Batman Confidential #13 (written by Tony Bedard, pencilled by Rags Morales, inked by Mark Farmer) begins a new arc featuring The Wrath, a one-off villain from a 1980s Batman Special. Wrath’s parents were criminals killed by a policeman — James Gordon, in fact — so his life takes an oddly familiar, yet twisted path. Now he’s back, and killing policemen attending a Gotham police convention. This story takes place in the Disco Nightwing days (which makes me think Jason Todd should be around somewhere), so there’s some tension between Dick and Bruce, and Leslie Thompkins is still in the picture too. I liked it pretty well — Morales is a good storyteller, and I like Farmer inking him. I liked the cliffhanger, too.

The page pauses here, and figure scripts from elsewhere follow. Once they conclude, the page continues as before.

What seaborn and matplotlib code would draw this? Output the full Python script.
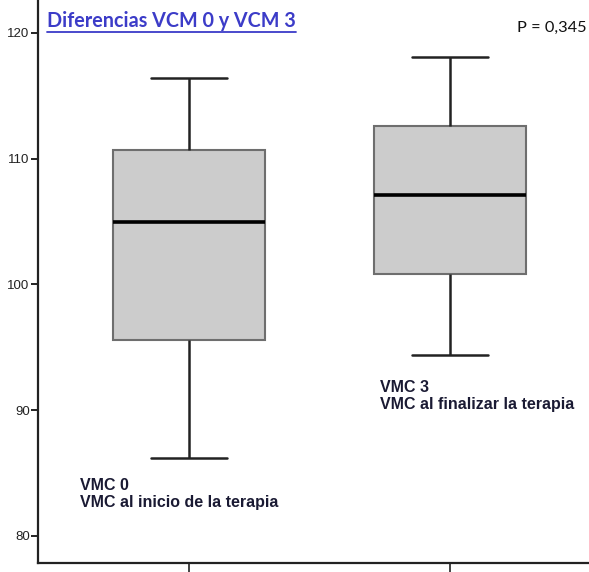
import matplotlib
matplotlib.use("Agg")
import matplotlib.pyplot as plt
import seaborn as sns
import pandas as pd
from matplotlib.lines import Line2D

# Five-number summaries (min, Q1, median, Q3, max)
groups = ["VMC 0", "VMC 3"]
vmc0_values = [86.2, 95.6, 105.0, 110.7, 116.4]
vmc3_values = [94.4, 100.8, 107.1, 112.6, 118.1]
y_ticks = [80, 90, 100, 110, 120]
title_text = "Diferencias VCM 0 y VCM 3"
p_text = "P = 0,345"
label0 = "VMC 0\nVMC al inicio de la terapia"
label3 = "VMC 3\nVMC al finalizar la terapia"

df = pd.DataFrame({
    "grupo": [groups[0]] * len(vmc0_values) + [groups[1]] * len(vmc3_values),
    "valor": vmc0_values + vmc3_values,
})

sns.set_style("white")
plt.rcParams["font.family"] = ["Liberation Sans", "DejaVu Sans"]

W, H = 589, 572
fig = plt.figure(figsize=(W / 100, H / 100), dpi=100)
ax = fig.add_axes([38 / W, 9 / H, 1 - 38 / W, 1 - 9 / H])

sns.boxplot(data=df, x="grupo", y="valor", ax=ax, width=0.58,
            color="#cccccc", saturation=1, whis=1.5,
            boxprops=dict(facecolor="#cccccc", edgecolor="#6e6e6e", linewidth=1.5),
            whiskerprops=dict(color="#222222", linewidth=1.8),
            capprops=dict(color="#222222", linewidth=1.8),
            medianprops=dict(color="#000000", linewidth=2.6),
            flierprops=dict(marker=""))

ax.set_ylim(77.85, 122.62)
ax.set_xlim(-0.579, 1.533)
ax.set_yticks(y_ticks)
ax.set_yticklabels([str(t) for t in y_ticks])
ax.set_xticks([0, 1])
ax.set_xticklabels(["", ""])
ax.set_xlabel("")
ax.set_ylabel("")
for s in ["top", "right"]:
    ax.spines[s].set_visible(False)
for s in ["left", "bottom"]:
    ax.spines[s].set_color("#222222")
    ax.spines[s].set_linewidth(1.6)
ax.tick_params(axis="y", direction="out", length=5, width=1.4, color="#222222",
               labelsize=9.5, labelcolor="#222222", pad=1, left=True)
ax.tick_params(axis="x", direction="out", length=8, width=1.2, color="#222222", bottom=True)

t = fig.text(47 / W, 1 - 27 / H, title_text, fontsize=14.2, fontweight="bold",
             family=["Lato", "DejaVu Sans"], color="#3c3cc8", ha="left", va="baseline")
fig.text(587 / W, 1 - 32 / H, p_text, fontsize=11.8, family=["Lato", "DejaVu Sans"],
         color="#111111", ha="right", va="baseline")

ann_font = ["Liberation Sans", "DejaVu Sans"]
ax.text(-0.419, 84.6, label0, fontsize=11.5, fontweight="bold", color="#1a1a33",
        family=ann_font, ha="left", va="top", linespacing=1.15)
ax.text(0.73, 92.4, label3, fontsize=11.5, fontweight="bold", color="#1a1a33",
        family=ann_font, ha="left", va="top", linespacing=1.15)

fig.canvas.draw()
bb = t.get_window_extent(renderer=fig.canvas.get_renderer())
uy = bb.y0 - 1
fig.add_artist(Line2D([bb.x0 / W, bb.x1 / W], [uy / H, uy / H], color="#3c3cc8",
                      linewidth=1.3, transform=fig.transFigure))

fig.savefig("out.png", dpi=100)
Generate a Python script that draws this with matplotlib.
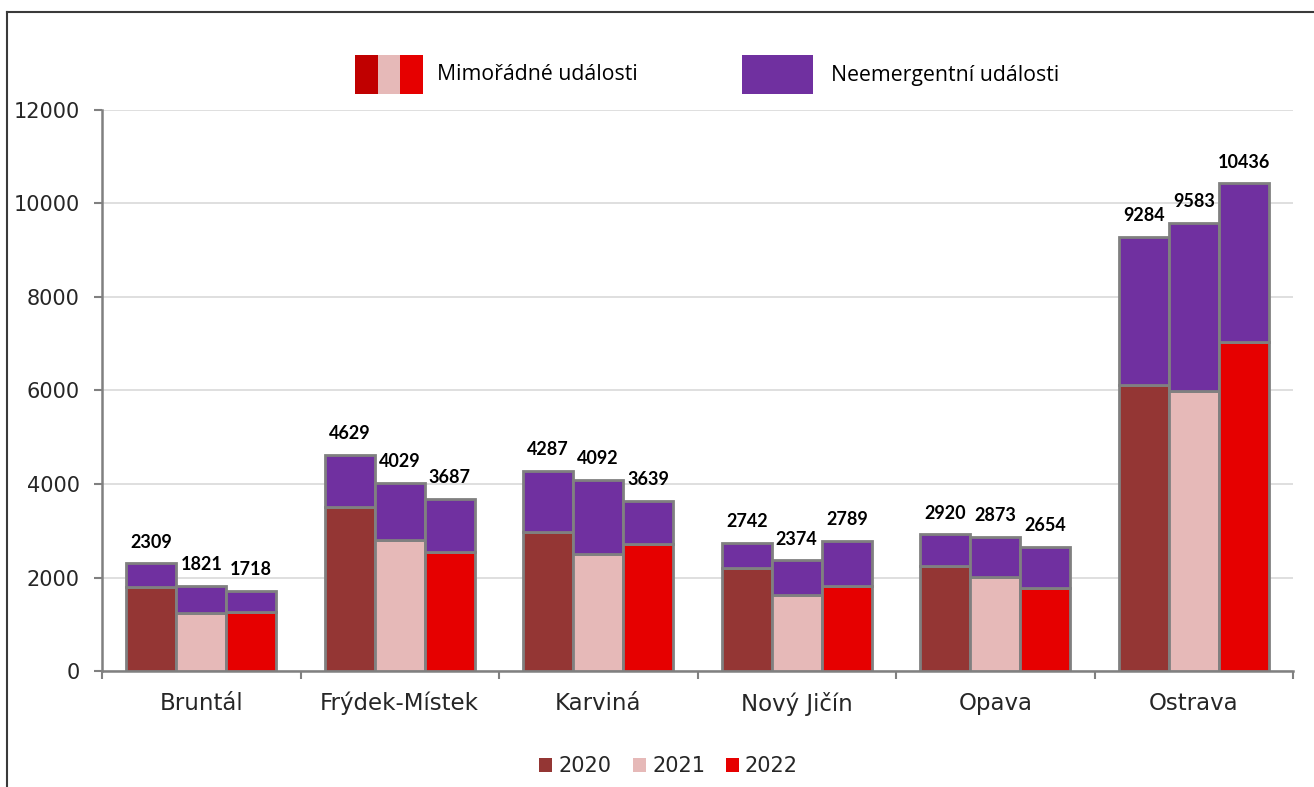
import matplotlib
matplotlib.use("Agg")
import matplotlib.pyplot as plt
import numpy as np
from matplotlib.patches import Rectangle
from matplotlib.lines import Line2D

categories = ['Bruntál', 'Frýdek-Místek', 'Karviná', 'Nový Jičín', 'Opava', 'Ostrava']
years = ['2020', '2021', '2022']

totals_2020 = [2309, 4629, 4287, 2742, 2920, 9284]
totals_2021 = [1821, 4029, 4092, 2374, 2873, 9583]
totals_2022 = [1718, 3687, 3639, 2789, 2654, 10436]

mimoradne_2020 = [1800, 3500, 2975, 2205, 2240, 6125]
mimoradne_2021 = [1240, 2805, 2495, 1630, 2010, 5995]
mimoradne_2022 = [1260, 2550, 2725, 1820, 1785, 7045]

yticks = [0, 2000, 4000, 6000, 8000, 10000, 12000]

year_colors = ['#943634', '#E6B9B8', '#E60000']
legend_mim_colors = ['#C00000', '#E6B9B8', '#E60000']
purple = '#7030A0'
edge = '#808080'

W, H = 1314, 787
fig = plt.figure(figsize=(W / 100, H / 100), dpi=100)
ax = fig.add_axes([102 / W, 1 - 671 / H, (1293 - 102) / W, (671 - 110) / H])

x = np.arange(len(categories))
bw = 0.252
totals = [totals_2020, totals_2021, totals_2022]
mims = [mimoradne_2020, mimoradne_2021, mimoradne_2022]

for i in range(3):
    pos = x + (i - 1) * bw
    mim = np.array(mims[i])
    tot = np.array(totals[i])
    neem = tot - mim
    ax.bar(pos, mim, width=bw, color=year_colors[i], edgecolor=edge, linewidth=2, zorder=3)
    ax.bar(pos, neem, bottom=mim, width=bw, color=purple, edgecolor=edge, linewidth=2, zorder=3)
    for p, t in zip(pos, tot):
        ax.annotate(f'{t}', (p, t), xytext=(0, 9), textcoords='offset points',
                    ha='center', va='bottom', fontsize=13, fontweight='bold',
                    family='Lato', color='black', zorder=4)

ax.set_ylim(0, 12000)
ax.set_xlim(-0.5, len(categories) - 0.5)
ax.set_yticks(yticks)
ax.set_yticklabels([str(v) for v in yticks], family='DejaVu Sans', fontsize=15, color='#262626')
ax.yaxis.grid(True, color='#D9D9D9', linewidth=1.2, zorder=0)
ax.set_axisbelow(True)

ax.set_xticks(x)
ax.set_xticklabels(categories, family='DejaVu Sans', fontsize=16.5, color='#262626')
ax.set_xticks(np.arange(-0.5, len(categories) + 0.5, 1), minor=True)
ax.tick_params(axis='x', which='major', length=0, pad=15)
ax.tick_params(axis='x', which='minor', length=6, width=1.5, color=edge, direction='out')
ax.tick_params(axis='y', length=6, width=1.5, color=edge, direction='out', pad=10)

for s in ['top', 'right']:
    ax.spines[s].set_visible(False)
for s in ['left', 'bottom']:
    ax.spines[s].set_color(edge)
    ax.spines[s].set_linewidth(1.8)

# figure border (top and left visible)
fig.add_artist(Line2D([7 / W, 1.0], [1 - 12 / H, 1 - 12 / H], transform=fig.transFigure,
                      color='#3A3A3A', linewidth=1.5))
fig.add_artist(Line2D([7 / W, 7 / W], [0, 1 - 12 / H], transform=fig.transFigure,
                      color='#3A3A3A', linewidth=1.5))

# top legend
strip = (423 - 355) / 3
for k, c in enumerate(legend_mim_colors):
    fig.add_artist(Rectangle(((355 + k * strip) / W, 1 - 94 / H), strip / W, 39 / H,
                             transform=fig.transFigure, facecolor=c, edgecolor='none'))
fig.text(437 / W, 1 - 75 / H, 'Mimořádné události', family='Open Sans', fontsize=15.3,
         va='center', ha='left', color='black')
fig.add_artist(Rectangle((742 / W, 1 - 94 / H), 71 / W, 39 / H,
                         transform=fig.transFigure, facecolor=purple, edgecolor='none'))
fig.text(831 / W, 1 - 75 / H, 'Neemergentní události', family='Open Sans', fontsize=15.3,
         va='center', ha='left', color='black')

# bottom legend
sq_x = [539, 633, 726]
tx_x = [558, 652, 745]
for c, sx, tx, yl in zip(year_colors, sq_x, tx_x, years):
    fig.add_artist(Rectangle((sx / W, 1 - 772 / H), 13 / W, 14 / H,
                             transform=fig.transFigure, facecolor=c, edgecolor='none'))
    fig.text(tx / W, 1 - 766 / H, yl, family='DejaVu Sans', fontsize=15,
             va='center', ha='left', color='#262626')

fig.savefig('out.png', dpi=100)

I also liked Superman Confidential #12 (written by B. Clay Moore, pencilled by Phil Hester, inked by Ande Parks), almost more for the art than for the story. It’s a fun start to an arc involving the origin of Jimmy Olsen’s signal watch and the Toyman’s giant killer robots. I’ve always liked Hester and Parks’ thick-lined, “cartoony” style, though; and they suit this kind of light-hearted adventure very well.

Finally, The Spirit #14 introduces the new creative team of writers Sergio Aragones and Mark Evanier, penciller Mike Ploog, and inker Mark Farmer, replacing writer/artist Darwyn Cooke. Their first issue is pretty entertaining — a light murder mystery that didn’t exactly play fair, but with a good sense of fun that carried it. Ploog and Farmer evoke Eisner’s designs for the most part, although I thought their Spirit’s jaw wasn’t square enough and they didn’t bring the same overall design schemes to the book that Cooke did.

So there you go. By the way, I still haven’t gotten my scanner hooked up yet, but probably this week sometime.